Dear Editor,

THE head of Coles, on a salary of some $15 million, would have been laughing all the way to the bank last week to pay the $60,000 fine for advertising fruit brought in from overseas as “Aussie-grown” straight after their promise to North Qld growers to use more local produce.

This comes fresh after revelations of their “baked daily” bread from Europe, or their “freshly cut” flowers from places like Kenya, Vietnam and Ecuador – situations which cause great embarrassment for employees who are completely innocent in this mess.

Under laws KAP has put to Parliament, Coles could have been fined half-a-million dollars for not having a label on fruit and produce to warn consumers of the risks from food produced in conditions not to Australian health and hygiene standards.
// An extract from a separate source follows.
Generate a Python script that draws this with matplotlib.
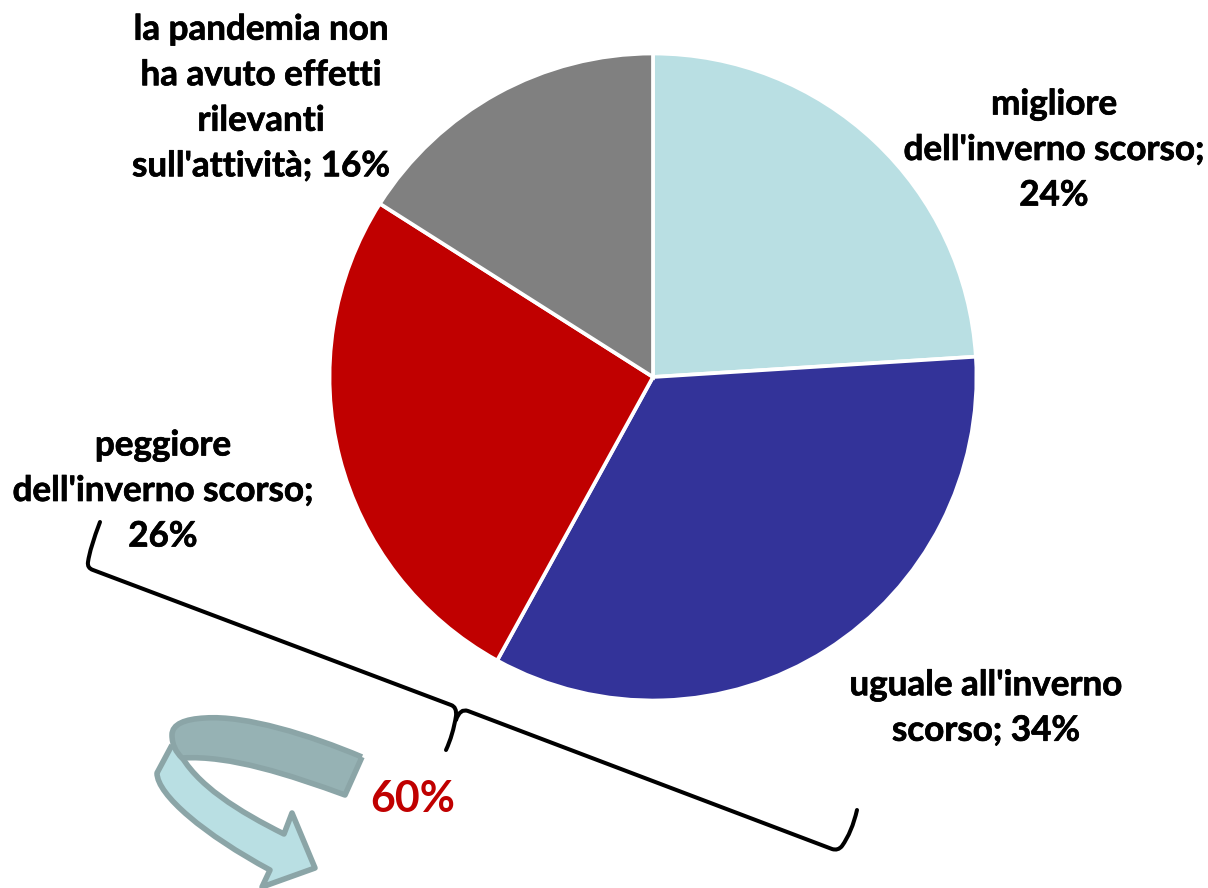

But this is not enough to combat the supermarket giants’ insatiable appetite for expansion beyond their colossal market share, climbing to 90 per cent and killing off competition and obliterating local small businesses as they open oversized and unprofitable stores in growth areas and rural centres.

Which is why KAP has also introduced laws stating that it is illegal to own more than 20 per cent market share within a group of companies (addressing also the intrusion into hardware, liquor and petrol retail markets, department stores, office supplies, licensed venues and gaming, plus operations in financial services, credit cards, coal mining, energy and investment banking).

Because at the moment they control everything and we no longer have a choice. They pay our farmers what little they like and charge us consumers as much as they like.

We’re already paying dearly for the flood of cheap foreign produce imported at the expense of Australian jobs and industries.

Members of the political duopoly which controls Australia should be voting for laws like ours to support their communities, rather than kowtowing to their corporate-controlled parties. But they’re not.